The Quintet for Bassoon and String Quartet was written between July 2000 and June 2001. Commissioned by University of Wisconsin-Milwaukee colleague and internationally known bassoonist Robert Thompson, it is dedicated to the composer's late wife, Irusha. It is the first piece that the composer has written since his wife's unexpected and sudden death in late June 2000.
In addition, Thompson commissioned and gave the world premiere, along with English clarinetist Thea King, of John Downey's Portrait No. 2 for Clarinet and Bassoon in London's Wigmore Hall.
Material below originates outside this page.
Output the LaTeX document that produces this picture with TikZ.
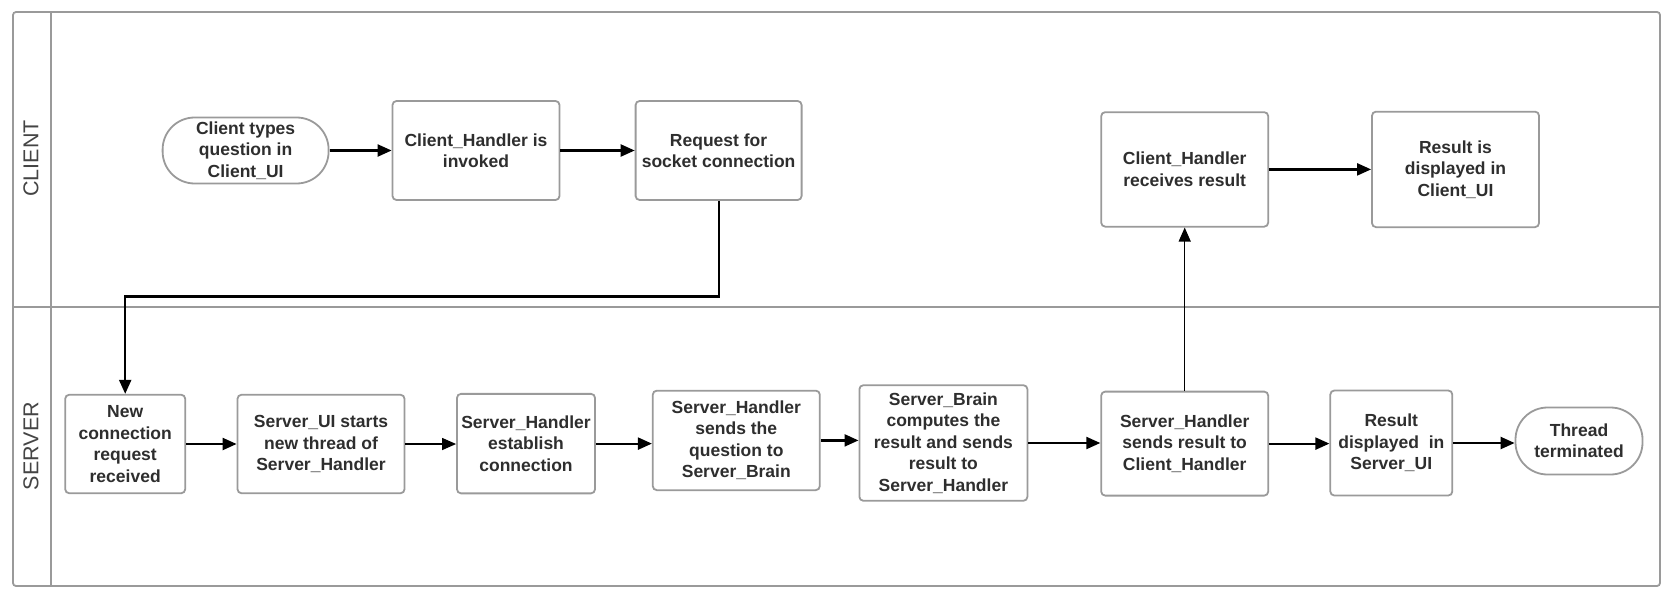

His premiere performances of Andrzej Panufnik's Concerto for Bassoon and Orchestra, a work written for Thompson, garnered critical acclaim in London, Warsaw, and Milwaukee.
As a recitalist, Thompson has appeared in such music centers as New York, London, Los Angeles, Chicago, and Pittsburgh. He has also performed as principal bassoon of the Indianapolis Symphony Orchestra and New York City Ballet Orchestra. As a teacher and ensemble coach, he has given classes at the Royal Academy of Music in London, Chopin Academy in Warsaw, and Royal Northern College of Music-Manchester. Thompson is a professor emeritus at the UWM Peck School of the Arts and a member of the Woodwind Arts Quintet.
Fine Arts Quartet
Founded in Chicago in 1946, the Fine Arts Quartet is one of the most distinguished ensembles in chamber music today, with an illustrious history of performing success, an extensive recording legacy, and an astonishing durability.
The quartet, whose members are artists-in-residence at the University of Wisconsin-Milwaukee, is among the elite few to have toured internationally since the end of World War II, passing the milestone of a half-century of uninterrupted existence with remarkably few changes in personnel.
Beginning in the 1970's, the original Quartet members were gradually succeeded upon their retirement by brilliant new artists: Ralph Evans, a prize winner in the International Tchaikovsky Competition; Efim Boico, former concertmaster of the Orchestre de Paris and member of the Tel Aviv Quartet; Wolfgang Laufer, former principal cellist of the Hamburg Philharmonic and Jerusalem Radio Orchestra; and newest member of the quartet, Yuri Gandelsman, the former principal violist of the Israel Philharmonic Orchestra.